TEMPO.CO, Jakarta - Konflik di Karubaga, Tolikara, Papua, memicu perdebatan publik tentang hubungan sosial umat Islam dengan Kristen di sana. Komisioner Komisi Nasional Hak Asasi Manusia, Natalius Pigai, mengatakan masyarakat telanjur menilai Tolikara sebagai pusat konflik antar-umat agama. Padahal sebelumnya tak pernah ada gesekan antara umat Islam dan Kristen di Tolikara.
"Dari dulu hubungan muslim dan Kristen baik-baik saja. Musala tidak pernah diganggu, toleransi baik-baik saja, tapi kondisi ini dirusak oleh kejadian kemarin," kata Pigai saat dihubungi, Senin, 20 Juli 2015.

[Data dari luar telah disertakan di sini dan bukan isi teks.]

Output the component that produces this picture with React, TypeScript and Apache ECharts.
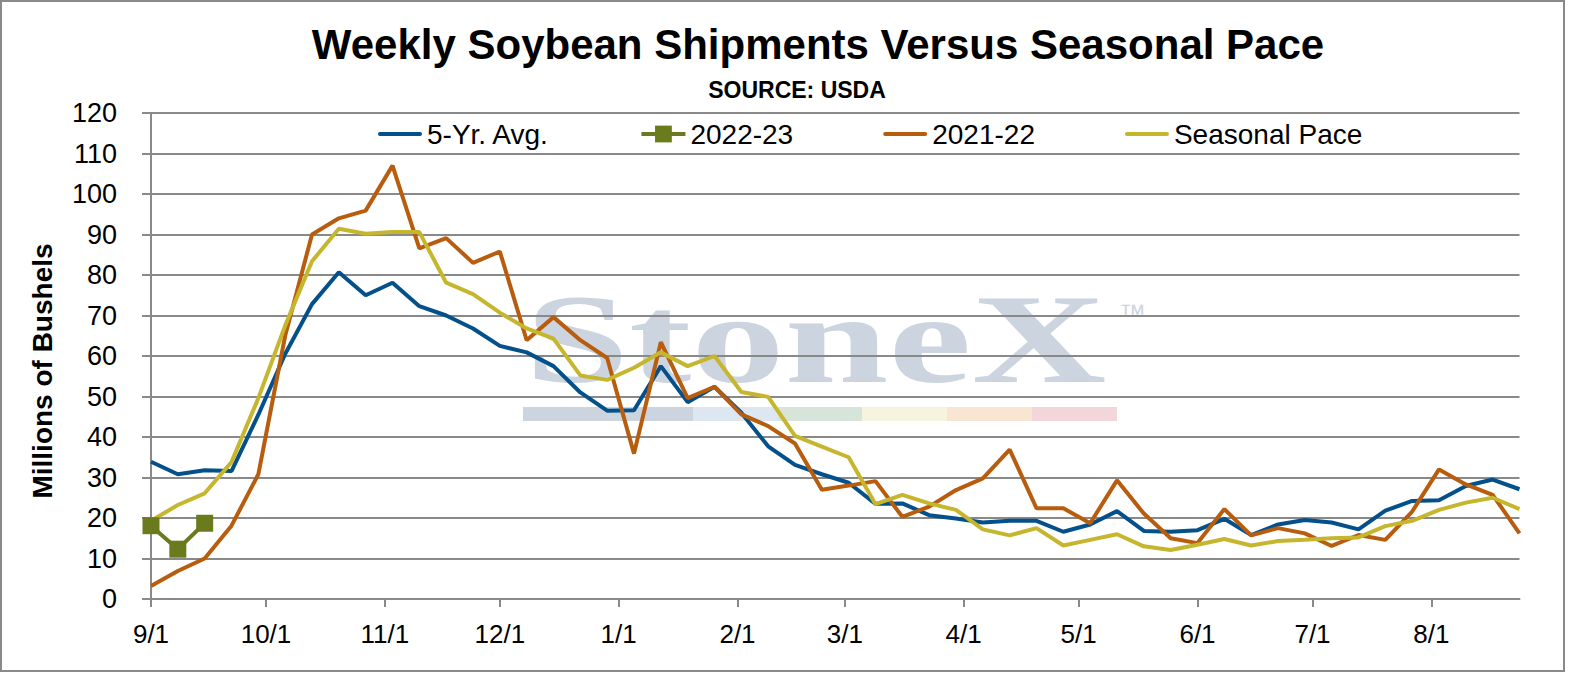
import React, { useEffect, useRef } from "react";
import * as echarts from "echarts";

// Week offsets (days after 9/1) for each weekly observation
const WEEK_DAYS = [
  0, 7, 14, 21, 28, 35, 42, 49, 56, 63, 70, 77, 84, 91, 98, 105, 112, 119, 126, 133,
  140, 147, 154, 161, 168, 175, 182, 189, 196, 203, 210, 217, 224, 231, 238, 245,
  252, 259, 266, 273, 280, 287, 294, 301, 308, 315, 322, 329, 336, 343, 350, 357,
];

// Month tick positions (days after 9/1) and labels
const MONTH_DAYS = [0, 30, 61, 91, 122, 153, 181, 212, 242, 273, 303, 334];
const MONTH_LABELS = ["9/1", "10/1", "11/1", "12/1", "1/1", "2/1", "3/1", "4/1", "5/1", "6/1", "7/1", "8/1"];

const AVG5 = [
  33.9, 30.8, 31.8, 31.6, 45.5, 60.5, 72.8, 80.7, 75.0, 78.1, 72.3, 70.0, 66.8, 62.5, 60.9, 57.5,
  51.0, 46.5, 46.6, 57.5, 48.6, 52.4, 46.0, 37.7, 33.1, 30.8, 28.7, 23.5, 23.6, 20.7, 19.9, 18.9,
  19.3, 19.3, 16.6, 18.4, 21.7, 16.8, 16.6, 17.0, 19.8, 15.8, 18.4, 19.5, 18.9, 17.2, 21.8, 24.2,
  24.4, 27.9, 29.5, 27.1,
];

const Y2223 = [18.1, 12.3, 18.7];

const Y2122 = [
  3.2, 6.9, 10.0, 18.1, 30.8, 65.0, 90.0, 94.0, 95.9, 107.0, 86.6, 89.1, 83.0, 85.8, 63.9, 69.6,
  63.9, 59.5, 35.9, 63.4, 49.6, 52.4, 45.6, 42.7, 38.4, 27.0, 28.0, 29.1, 20.3, 22.8, 26.9, 29.8,
  36.9, 22.4, 22.4, 18.7, 29.3, 21.1, 15.0, 13.8, 22.2, 15.7, 17.5, 16.2, 13.1, 15.8, 14.6, 21.6,
  32.0, 28.3, 25.7, 16.2,
];

const SEASONAL = [
  19.3, 23.2, 26.1, 33.8, 49.6, 67.5, 83.4, 91.4, 90.2, 90.6, 90.6, 78.1, 75.3, 70.7, 66.8, 64.3,
  55.2, 54.1, 57.1, 60.9, 57.5, 60.0, 51.1, 49.9, 40.3, 37.6, 35.0, 23.4, 25.7, 23.6, 22.0, 17.2,
  15.7, 17.5, 13.2, 14.6, 16.0, 13.0, 12.1, 13.4, 14.8, 13.2, 14.3, 14.6, 15.0, 15.2, 18.0, 19.3,
  22.0, 23.8, 25.0, 22.2,
];

const SERIES_NAMES = ["5-Yr. Avg.", "2022-23", "2021-22", "Seasonal Pace"];
const COLORS = ["#03508A", "#6A7B1E", "#B85C0E", "#C6B62E"];

const FONT = "'Liberation Sans', Arial, sans-serif";
const GRID_COLOR = "#898989";
const LINE_ICON = "path://M2,0 L42,0 A2,2 0 0 1 42,4 L2,4 A2,2 0 0 1 2,0 Z";

const toPairs = (vals: number[]) => vals.map((v, i) => [WEEK_DAYS[i], v]);

export default function App() {
  const ref = useRef<HTMLDivElement>(null);

  useEffect(() => {
    if (!ref.current) return;
    const chart = echarts.init(ref.current, undefined, { renderer: "svg" });

    const wmColor = "#CCD4DF";
    const bars = [
      [523, 693, "#CBD4DF"],
      [693, 778, "#DCE7F1"],
      [778, 862, "#D6E4DA"],
      [862, 947, "#F6F4DE"],
      [947, 1032, "#F8E6D2"],
      [1032, 1117, "#F3D6D9"],
    ] as [number, number, string][];

    const option: any = {
      animation: false,
      backgroundColor: "#ffffff",
      textStyle: { fontFamily: FONT },
      grid: { left: 151, right: 57.5, top: 113, bottom: 78 },
      xAxis: {
        type: "value",
        min: 0,
        max: 357,
        axisLine: { show: true, lineStyle: { color: GRID_COLOR, width: 2 } },
        axisTick: {
          show: true,
          customValues: MONTH_DAYS,
          length: 8,
          lineStyle: { color: GRID_COLOR, width: 2 },
        },
        axisLabel: {
          customValues: MONTH_DAYS,
          formatter: (v: number) => {
            const idx = MONTH_DAYS.indexOf(Math.round(v));
            return idx >= 0 ? MONTH_LABELS[idx] : "";
          },
          fontSize: 26,
          color: "#000",
          margin: 22,
          fontFamily: FONT,
        },
        splitLine: { show: false },
      },
      yAxis: {
        type: "value",
        min: 0,
        max: 120,
        interval: 10,
        axisLine: { show: true, lineStyle: { color: GRID_COLOR, width: 2 } },
        axisTick: { show: true, length: 9, lineStyle: { color: GRID_COLOR, width: 2 } },
        axisLabel: { fontSize: 27, color: "#000", margin: 34, fontFamily: FONT },
        splitLine: { show: true, lineStyle: { color: GRID_COLOR, width: 2 } },
      },
      legend: {
        left: 378,
        top: 120,
        padding: 0,
        itemGap: 90,
        itemWidth: 44,
        itemHeight: 21,
        textStyle: { fontSize: 28, color: "#000", fontFamily: FONT },
        data: [
          { name: SERIES_NAMES[0], icon: LINE_ICON, itemStyle: { color: COLORS[0] } },
          { name: SERIES_NAMES[1], lineStyle: { width: 4, color: COLORS[1] } },
          { name: SERIES_NAMES[2], icon: LINE_ICON, itemStyle: { color: COLORS[2] } },
          { name: SERIES_NAMES[3], icon: LINE_ICON, itemStyle: { color: COLORS[3] } },
        ],
      },
      graphic: {
        elements: [
          {
            type: "text",
            x: 525,
            y: 339,
            scaleX: 1.46,
            z: -10,
            silent: true,
            style: {
              text: "StoneX",
              fontFamily: "'Liberation Serif', 'Times New Roman', serif",
              fontWeight: "bold",
              fontSize: 128,
              fill: wmColor,
              align: "left",
              verticalAlign: "middle",
            },
          },
          {
            type: "text",
            x: 1119,
            y: 314,
            z: -10,
            silent: true,
            style: {
              text: "™",
              fontFamily: FONT,
              fontSize: 27,
              fill: wmColor,
              align: "left",
              verticalAlign: "middle",
            },
          },
          ...bars.map(([x0, x1, c]) => ({
            type: "rect",
            z: -10,
            silent: true,
            shape: { x: x0, y: 407, width: x1 - x0, height: 14 },
            style: { fill: c },
          })),
          {
            type: "text",
            x: 818,
            y: 44,
            style: {
              text: "Weekly Soybean Shipments Versus Seasonal Pace",
              fontFamily: FONT,
              fontWeight: "bold",
              fontSize: 42,
              fill: "#000",
              align: "center",
              verticalAlign: "middle",
            },
          },
          {
            type: "text",
            x: 797,
            y: 90,
            style: {
              text: "SOURCE: USDA",
              fontFamily: FONT,
              fontWeight: "bold",
              fontSize: 23,
              fill: "#000",
              align: "center",
              verticalAlign: "middle",
            },
          },
          {
            type: "text",
            x: 42,
            y: 371,
            rotation: Math.PI / 2,
            style: {
              text: "Millions of Bushels",
              fontFamily: FONT,
              fontWeight: "bold",
              fontSize: 28,
              fill: "#000",
              align: "center",
              verticalAlign: "middle",
            },
          },
          {
            type: "rect",
            z: 100,
            silent: true,
            shape: { x: 1, y: 1, width: 1563, height: 670 },
            style: { fill: "none", stroke: "#898989", lineWidth: 2 },
          },
        ],
      },
      series: [
        {
          name: SERIES_NAMES[0],
          type: "line",
          data: toPairs(AVG5),
          symbol: "none",
          lineStyle: { color: COLORS[0], width: 4 },
          itemStyle: { color: COLORS[0] },
        },
        {
          name: SERIES_NAMES[1],
          type: "line",
          data: toPairs(Y2223),
          symbol: "rect",
          symbolSize: 17,
          lineStyle: { color: COLORS[1], width: 4 },
          itemStyle: { color: COLORS[1] },
        },
        {
          name: SERIES_NAMES[2],
          type: "line",
          data: toPairs(Y2122),
          symbol: "none",
          lineStyle: { color: COLORS[2], width: 4 },
          itemStyle: { color: COLORS[2] },
        },
        {
          name: SERIES_NAMES[3],
          type: "line",
          data: toPairs(SEASONAL),
          symbol: "none",
          lineStyle: { color: COLORS[3], width: 4 },
          itemStyle: { color: COLORS[3] },
        },
      ],
    };

    chart.setOption(option);
    return () => chart.dispose();
  }, []);

  return (
    <div
      ref={ref}
      style={{ position: "fixed", left: 0, top: 0, width: 1577, height: 677, background: "#fff" }}
    />
  );
}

Kaburaga awalnya hanya distrik kecil. Namun, pada 2002, Tolikara dimekarkan menjadi kabupaten dengan kota utama Kaburaga. Sementara itu, jemaat Gereja Injili di Indonesia (GIDI) sudah mendiami Kaburaga jauh sebelum itu. GIDI masuk ke Wamena pada 22 Januari 1955 dan menyebar ke Bogo pada 1962. Setelah itu, persebarannya meluas ke Pegunungan Tengah Papua. Jemaat GIDI akhirnya menjadi mayoritas di Tolikara.
Menurut Pigai, di sisi lain, wilayah Tolikara sangat sulit dijangkau akses Internet dan transportasi. "Tolikara bukan tempat tujuan orang, sehingga jarang ada pendatang. Karena wilayah ini bukan pusat pemerintahan dan perekonomian," kata Pigai.
Pigai mencurigai konflik yang terjadi di Tolikara pada saat perayaan Idul Fitri, Jumat, 17 Juli 2015, didalangi aktor-aktor tertentu. Mereka, kata Pigai, sengaja menciptakan ketidakharmonisan di Tolikara lewat penyebaran surat edaran berisi larangan beribadah yang diteken sinode GIDI, hingga terjadi penembakan yang dilakukan aparat kepolisian.
"Ada intoleransi dan kekerasan aparat. Itulah yang harus diproses secara hukum," kata Pigai.
Presiden GIDI Pendeta Dorman Wandikmbo membantah tudingan bahwa jemaat GIDI Tolikara tak memberikan kebebasan menjalankan ibadah bagi umat beragama lain. Ia menyebutkan adanya musala--yang kemudian terbakar dalam insiden ini--di Tolikara sebagai contoh hubungan umat Islam dengan Kristen yang telah terjalin baik.
"Musala itu telah berdiri selama 30 tahun. Jika memang kami tidak toleran, sedari awal tidak mungkin ada musala itu di situ," kata Dorman saat dihubungi, Sabtu, 18 Juli 2015.